Im Westen liegen Loren der alten Kalkbahn. 1945 haben englische Besatzungssoldaten einen nagelneuen PKW aus Jux im See versenkt, der liegt heute dort in 50m Tiefe. Südöstlich lag ein zweiter, kleinerer See. Der war schlecht zugänglich und wurde später zugeschüttet.

Schild

Nordöstlich liegen die heute zugewachsenen “2 Berge”, die damals im Winter den Jägerstraßen Kindern als Rodelbahn dienten. Die englischen Besatzungssoldaten hatten beim Eiskeller ein Camp und nutzten die “2 Berge” für Übungsfahrten mit ihren Motorrädern. Die Kinder freuten sich über Weißbrot mit Marmelade, die sie gelegentlich von den Soldaten bekamen.

Jägerstraße in den 40er

Die Jägerstraße in Lüneburg war in den 1940gern die letzte Straße am westlichen Stadtrand Richtung Reppenstedt. Mein Vater wuchs im Haus 101, heute 24, auf. Oben rechts im 2. Stock lag die 3 Zimmer Wohnung ohne Bad. Das Kinderzimmer ist das 1 Fenster ganz rechts, neben dem Wohnzimmer zur Straße, das Elternschlafzimmer und die Küche zum Hof.

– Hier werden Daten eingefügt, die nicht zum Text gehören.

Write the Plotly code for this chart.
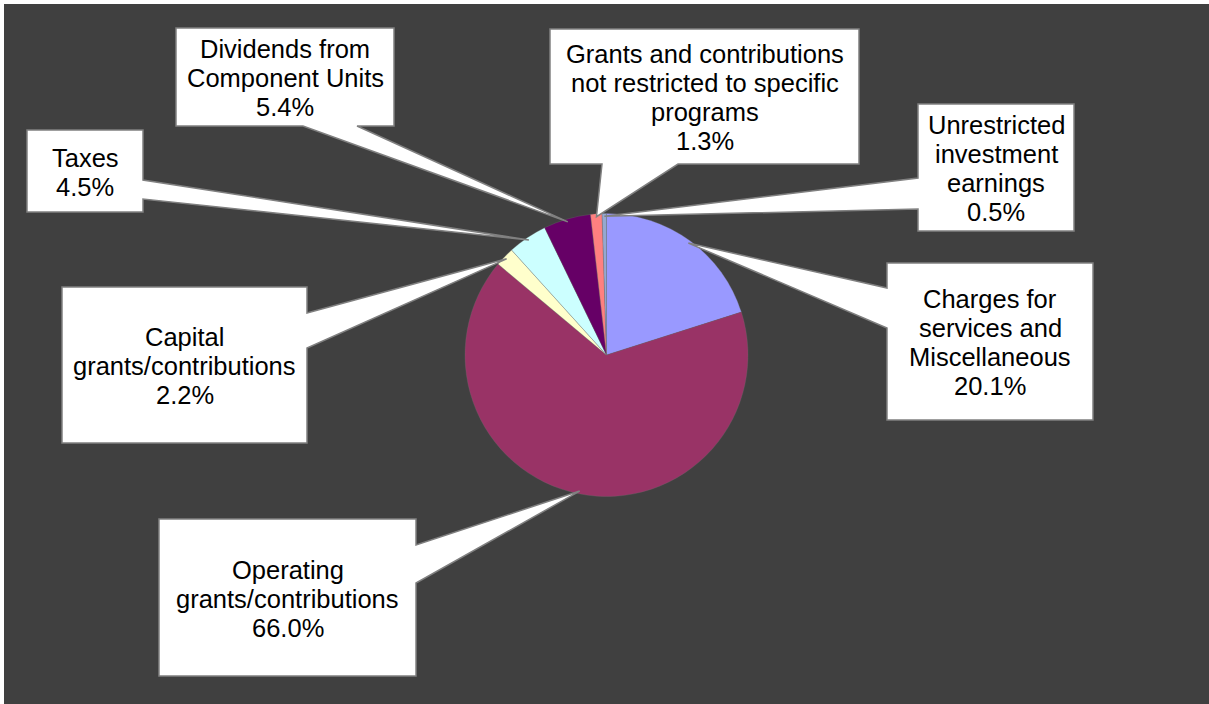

Die Toilette lag auf dem Hof, der später durch einen dunklen Keller zu erreichen war. In den 40ern gab es eine Außentreppe. An der Wohnung sind an der Hofseite zwei Stahlbolzen mit Rädern eingemauert. Oma Martha spannte dazwischen eine Wäscheleine und trocknete dort ihre Wäsche.

Heute liegt das Haus mitten in einem Wohngebiet. Noch in den 70gern hatte man von da einen unverbauten Blick über endlose Felder, Freiraum für kindliche Phantasie.

Zwischen einer Feldbahn und der Kopfsteinpflasterstraße lag eine Kleingartenanlage, in der meine Großmutter eine Knöterich Laube hatte. Sie pflanzte dort Kartoffeln, Bohnen und Salat. In dem Bild ganz rechts lag die Laube, die ich als Kind noch erlebte.

Vom Kalkbruch führte die Feldbahn unmittelbar an der Straße entlang zum Schildsteinweg. Die Feldbahn wurde nach dem Krieg von den Kindern zum Entgleisen gebracht, die Arbeiter schaufelten einen ganzen Tag, um alles wieder in Ordnung zu bringen. Von der Dampflok sammelten die Anlieger Briketts, um Feuermaterial zu haben. 

Im Winter wurde aus dem Jägerteich Eis geschnitten und in einen nahem Kühlkeller gebracht. Im Sommer diente das Eis der Lüneburger Kronen Brauerei zum Kühlen.

Oma Martha sang mir jeden Abend Johannes Brahms Wiegenlied: “Guten Abend, gut’ Nacht, mit Rosen bedacht, mit Näglein besteckt, schlupf unter die Deck: Morgen früh, wenn Gott will, wirst du wieder geweckt.” vor. Damit jagte sie mir unwissentlich und regelmäßig einen gehörigen Schrecken ein, denn Gottes guten Willen war ich mir nicht sicher.